Shropshire Star

Andy Richardson: Too funny for words? You must be joking

The phone rang. It was dad. . . "I enjoyed your column, son."

Published
By Andy Richardson

The conversation couldn't have started more propitiously.

Dad wasn't done.

"And I tell you what. That thing you did about collective nouns was one of your best."

"Wow, thanks dad. That's great."

By Andy Richardson

"The funniest thing was when you described city types as 'a bonus of bankers'. That was brilliant."

"Err, that wasn't me."

"What?"

"That was Toby, the guy I wrote about as being better than the rest of us."

"Oh."

"So you thought Toby's stuff was brilliant, not mine."

"I see."

There was a brief silence. Dad made the next move.

"Ahahahahahahahaha," he exploded with laughter. "Well, you can tell that Toby he's brilliant."

"Erm, okay."

I love my dad. My dad's my hero. For a short while I transferred my 'number one hero status' to a woman who'd been particularly brave. But then she behaved with the integrity of the Child Catcher in Chitty Chitty Bang Bang and I realised she wasn't my hero after all. There'd only ever been one, really, and that was my dad.

When I was six, we were asked by our teacher at Wednesbury Oak Junior and Infant School to write an essay about our hero. The rest of the kids wrote about Kenny Dalglish. Some wrote about Noddy Holder. Others wrote about Gary Glitter – and lived to regret it. I never understood Glitter's appeal: when a man turns up for Christmas dressed as turkey, you know he's not right. I, however, wrote about my dad. And I think the old fella's probably still got a copy of that formative essay.

The course of father-son relations never did run entirely smoothly, however. My favourite exposition on the subject is contained in the novel Fathers and Sons by the Russian writer Ivan Turgenev, but it's far from being the funniest. That award goes to John Sullivan, the writer of Only Fools and Horses, Citizen Smith and Just Good Friends.

John was a working class south Londoner with few airs and graces. His own father, also called John, was an odd job man who ducked and dived to make ends meet.

John senior would do a little painting and decorating, a little building. He'd scratch around as a general fixer, doing small building jobs for anyone who'd pay him.

On one occasion, he was asked to clean a chandelier. He arrived at a palatial home and spied two ornate glass chandeliers suspended from the ceiling. While he and a lad stood beneath chandelier A, the workmate in the room above loosened the catch on chandelier B. It fell to the floor and smashed into a thousand pieces. John snr was very nearly ruined financially.

He told John jnr the story shortly after his son had started writing episodes of Only Fools and Horses. And he ended the description with the following retort: "And don't you ever put that in your bleedin' show. That incident nearly bankrupted me.
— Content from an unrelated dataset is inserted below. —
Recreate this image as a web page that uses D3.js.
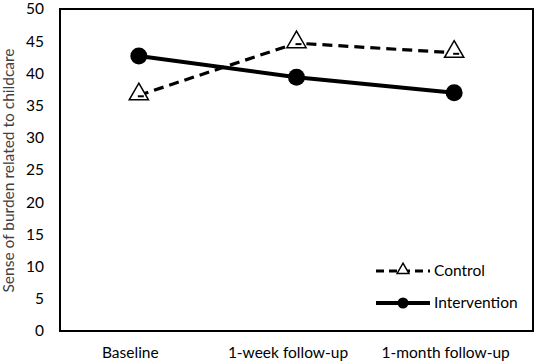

So don't you put that on the TV, alright."

John snr then threw in an unwise opinion. "Anyway, that Only Fools and Horses is rubbish. I don't watch your show. It ain't no good."

John jnr told the story to David Jason, Nicholas Lyndhurst and other members of the Only Fools and Horses team. He told them, too, that his father didn't think much of the show and never watched it. And, predictably, the cast told him to ignore his father's advice and write an episode about the falling chandelier. "It's comedy gold, John."

John jnr ruminated on his cast's views and came round to their way of thinking. Against his better judgement, he wrote an Only Fools and Horses episode based on the falling chandelier. The episode, A Touch of Glass, was the first in the series to attract more than 10 million viewers and in 2000 was voted the best British comedy moment in a nationwide poll.

When A Touch of Glass screened, John jnr sat at home to watch it. As the credits rolled at the end of the episode, his phone rang. It was his dad.

John jnr's heart sank. 'He's going to kill me,' he thought. 'He told me not to include the story in the episode and now look what I've gone and done. He'll cut me off without a penny'.

"John," said John snr.

"Yes dad?"

"I've just watched that Only Fools and Horses programme of yours. . ."

John jnr waited for the axe to fall.

There was a long pause.

"Alright, it was bleedin' funny. . ."

And both men laughed.

My dad doesn't know Toby. But he knows that Toby's jokes are better than mine. And I'm grateful for his honesty. Because, to be honest, I'd agree. A 'bonus of bankers' is a damn good line.